Corrupt official’s exploits made into anti-graft documentary

Fiona Tam
10 April 2009

A corrupt high-level Beijing official’s exploits with mistresses and real estate developers have been made into a documentary that is being broadcast to Communist Party members nationwide as authorities wage war on corruption.

Zhou Liangluo, 50, former party chief of Haidian district and once a rising political star, was the focus of the country’s latest anti-graft propaganda piece after he was given a suspended death sentence last year for misappropriating more than 16 million yuan (HK$18 million), the Beijing Times reported yesterday.

The documentary said most of the bribes had come from property developers for land grabs and project approvals, and that his wife, Lu Xiaodan, was jailed for life for her involvement in 8 million yuan’s worth of the bribes that Zhou took.

Besides cash bribes, developers also paid for Zhou’s mistresses and offered them performance-oriented bonuses according to their abilities to entertain the former party chief. Disciplinary authorities said they hoped that Zhou’s confession would be a clear warning to officials about corruption.

“I was afraid of taking the huge amount of bribes but couldn’t resist it ... I gradually believed that accepting bribes was natural and normal after offering assistance to developers as a high-ranking official,” the jailed former official told interviewers.

The documentary said a single real estate developer deposited about 400,000 yuan into Zhou’s bank account every day for three weeks in 2003, as payment for a lucrative hotel construction project.
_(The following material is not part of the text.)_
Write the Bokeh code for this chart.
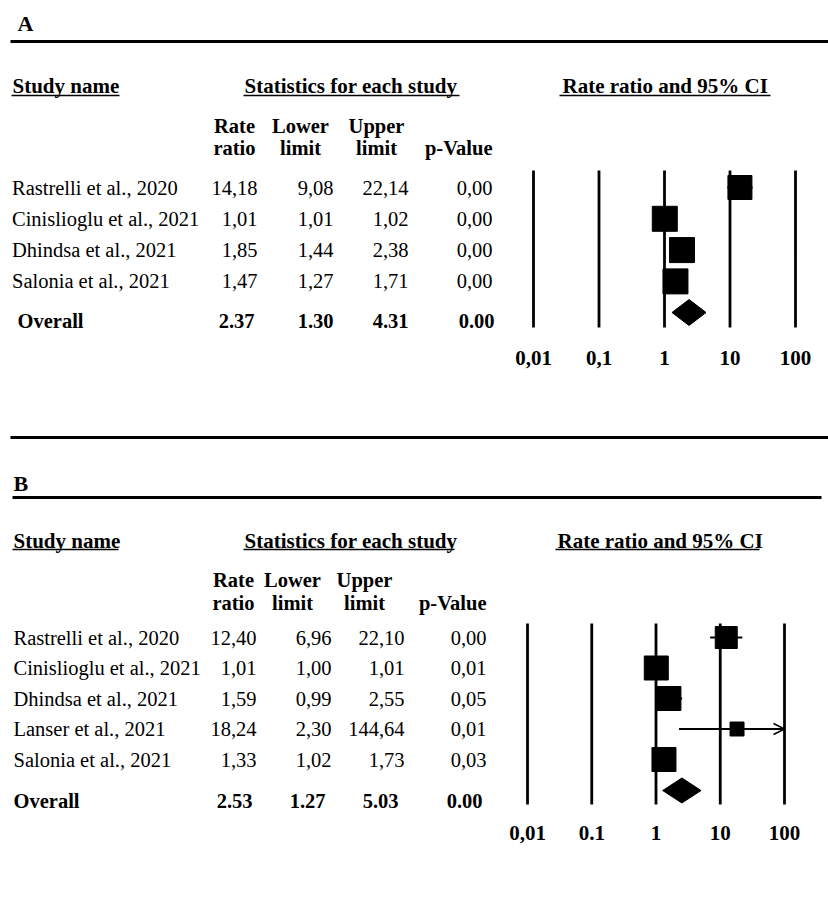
import math
from bokeh.plotting import figure
from bokeh.models import Range1d, LogScale, Arrow, OpenHead
from bokeh.core.properties import value
from bokeh.embed import file_html
from bokeh.resources import INLINE

# ---------------- data ----------------
studies_a = ["Rastrelli et al., 2020", "Cinislioglu et al., 2021",
             "Dhindsa et al., 2021", "Salonia et al., 2021"]
rr_a = [14.18, 1.01, 1.85, 1.47]
lo_a = [9.08, 1.01, 1.44, 1.27]
hi_a = [22.14, 1.02, 2.38, 1.71]
p_a = [0.00, 0.00, 0.00, 0.00]
overall_a = [2.37, 1.30, 4.31, 0.00]  # rate ratio, lower, upper, p

studies_b = ["Rastrelli et al., 2020", "Cinislioglu et al., 2021",
             "Dhindsa et al., 2021", "Lanser et al., 2021", "Salonia et al., 2021"]
rr_b = [12.40, 1.01, 1.59, 18.24, 1.33]
lo_b = [6.96, 1.00, 0.99, 2.30, 1.02]
hi_b = [22.10, 1.01, 2.55, 144.64, 1.73]
p_b = [0.00, 0.01, 0.05, 0.01, 0.03]
overall_b = [2.53, 1.27, 5.03, 0.00]

ticks = [0.01, 0.1, 1, 10, 100]
tick_labels_a = ["0,01", "0,1", "1", "10", "100"]
tick_labels_b = ["0,01", "0.1", "1", "10", "100"]

# marker sizes (style: study weight squares, px)
sq_a = [24, 25, 25, 25]
sq_b = [22, 24, 24, 14, 24]

# ---------------- figure ----------------
W, H = 828, 895
X0, Y0 = 0, 0
p = figure(width=W, height=H, x_range=Range1d(X0, X0 + W), y_range=Range1d(Y0 + H, Y0),
           x_axis_type=None, y_axis_type=None, output_backend="svg",
           toolbar_location=None, min_border=0, outline_line_color=None)
p.grid.visible = False

FONT = value("Liberation Serif")


def log_range(px_lo, px_hi):
    # px_lo <-> first tick, px_hi <-> last tick
    t0, t1 = math.log10(ticks[0]), math.log10(ticks[-1])
    ppd = (px_hi - px_lo) / (t1 - t0)
    left = t0 - (px_lo - X0) / ppd
    right = t1 + (X0 + W - px_hi) / ppd
    return Range1d(10 ** left, 10 ** right)


p.extra_x_ranges = {"A": log_range(533, 795), "B": log_range(527, 784)}
p.extra_x_scales = {"A": LogScale(), "B": LogScale()}


def fmt(v, sep=","):
    return f"{v:.2f}".replace(".", sep)


def txt(x, y, s, size="20.5px", bold=False, align="left"):
    p.text(x=[x], y=[y], text=[s], text_font=FONT, text_font_size=size,
           text_font_style="bold" if bold else "normal", text_align=align,
           text_baseline="middle", text_color="black")


def panel(name, L, studies, rr, lo, hi, pv, overall, tick_labels, sizes, rng):
    # letter and rules
    txt(L["letter_x"], L["letter_y"], name, size="22px", bold=True)
    for (xa, xb, y) in L["rules"]:
        p.segment(x0=[xa], x1=[xb], y0=[y], y1=[y], line_color="black", line_width=3)
    # section headers with underline
    for (x, s, ux0, ux1) in L["heads"]:
        txt(x, L["head_y"], s, size="21px", bold=True)
        p.segment(x0=[ux0], x1=[ux1], y0=[L["uline_y"]], y1=[L["uline_y"]],
                  line_color="black", line_width=1.5)
    # column headers
    c = L["cols"]
    txt(c["rr_h"], L["h1"], "Rate", size="20.5px", bold=True, align="center")
    txt(c["rr_h"], L["h2"], "ratio", size="20.5px", bold=True, align="center")
    txt(c["lo_h"], L["h1"], "Lower", size="20.5px", bold=True, align="center")
    txt(c["lo_h"], L["h2"], "limit", size="20.5px", bold=True, align="center")
    txt(c["hi_h"], L["h1"], "Upper", size="20.5px", bold=True, align="center")
    txt(c["hi_h"], L["h2"], "limit", size="20.5px", bold=True, align="center")
    txt(c["p"], L["h2"], "p-Value", size="20.5px", bold=True, align="right")

    # rows
    ys = [L["row0"] + i * L["step"] for i in range(len(studies))]
    p.text(x=[L["name_x"]] * len(studies), y=ys, text=studies, text_font=FONT,
           text_font_size="20.5px", text_align="left", text_baseline="middle")
    for key, vals in (("rr", rr), ("lo", lo), ("hi", hi), ("p", pv)):
        p.text(x=[c[key]] * len(vals), y=ys, text=[fmt(v) for v in vals], text_font=FONT,
               text_font_size="20.5px", text_align="right", text_baseline="middle")
    # overall row
    oy = L["ov_text_y"]
    txt(L["ov_x"], oy, "Overall", size="20.5px", bold=True)
    for key, v in zip(("orr", "olo", "ohi", "op"), overall):
        txt(c[key], oy, fmt(v, "."), size="20.5px", bold=True, align="right")

    # forest plot
    p.segment(x0=ticks, x1=ticks, y0=[L["vtop"]] * len(ticks), y1=[L["vbot"]] * len(ticks),
              x_range_name=rng, line_color="black", line_width=2.8)
    p.text(x=ticks, y=[L["tick_y"]] * len(ticks), text=tick_labels, text_font=FONT,
           text_font_size="21px", text_font_style="bold", text_align="center",
           text_baseline="middle", x_range_name=rng)
    mx = ticks[-1]
    hi_c = [min(h, mx) for h in hi]
    p.segment(x0=lo, x1=hi_c, y0=ys, y1=ys, x_range_name=rng, line_color="black", line_width=2)
    for l, h, y in zip(lo, hi, ys):
        if h > mx:
            p.add_layout(Arrow(end=OpenHead(size=11, line_width=1.5, line_color="black"),
                               x_start=l, x_end=mx, y_start=y, y_end=y, x_range_name=rng,
                               line_width=2, line_color="black"))
    p.scatter(x=rr, y=ys, size=sizes, marker="square", x_range_name=rng,
              fill_color="black", line_color="black")
    dy = L["ov_dia_y"]
    hh = L["dia_h"]
    p.patch(x=[overall[1], overall[0], overall[2], overall[0]],
            y=[dy, dy - hh, dy, dy + hh], x_range_name=rng,
            fill_color="black", line_color="black")


LA = dict(letter_x=17, letter_y=23,
          rules=[(10, 830, 41)],
          head_y=85, uline_y=95,
          heads=[(12, "Study name", 11, 119), (244, "Statistics for each study", 243, 459),
                 (562, "Rate ratio and 95% CI", 559, 770)],
          h1=125, h2=147,
          cols=dict(rr_h=234, lo_h=300, hi_h=376, rr=257, lo=333, hi=408, p=492,
                    orr=254, olo=333, ohi=408, op=494),
          name_x=11.5, row0=187, step=31.3,
          ov_x=17, ov_text_y=320, ov_dia_y=312, dia_h=13,
          vtop=170, vbot=327, tick_y=357)

LB = dict(letter_x=13, letter_y=483,
          rules=[(10, 830, 437), (12, 821, 497)],
          head_y=540, uline_y=549,
          heads=[(13, "Study name", 12, 118), (244, "Statistics for each study", 243, 454),
                 (557, "Rate ratio and 95% CI", 555, 759)],
          h1=579, h2=602,
          cols=dict(rr_h=233, lo_h=292, hi_h=364, rr=256, lo=331, hi=404, p=486,
                    orr=252, olo=325, ohi=398, op=482),
          name_x=13, row0=637, step=30.5,
          ov_x=13, ov_text_y=800, ov_dia_y=790, dia_h=12.5,
          vtop=623, vbot=804, tick_y=832)

panel("A", LA, studies_a, rr_a, lo_a, hi_a, p_a, overall_a, tick_labels_a, sq_a, "A")
panel("B", LB, studies_b, rr_b, lo_b, hi_b, p_b, overall_b, tick_labels_b, sq_b, "B")

open("out.html", "w").write(file_html(p, INLINE))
Zhou later accepted a villa worth 2 million yuan after naming another real estate company to construct a commercial building for the district government in 2005.

Mainland government officials are notorious for corruption at all levels. Beijing’s top prosecutor said at least 41,179 officials were investigated across the nation last year.

Many netizens poke fun at the huge number of corrupt officials, saying those arrested provide endless material for exposes and ever more anti-corruption documentaries.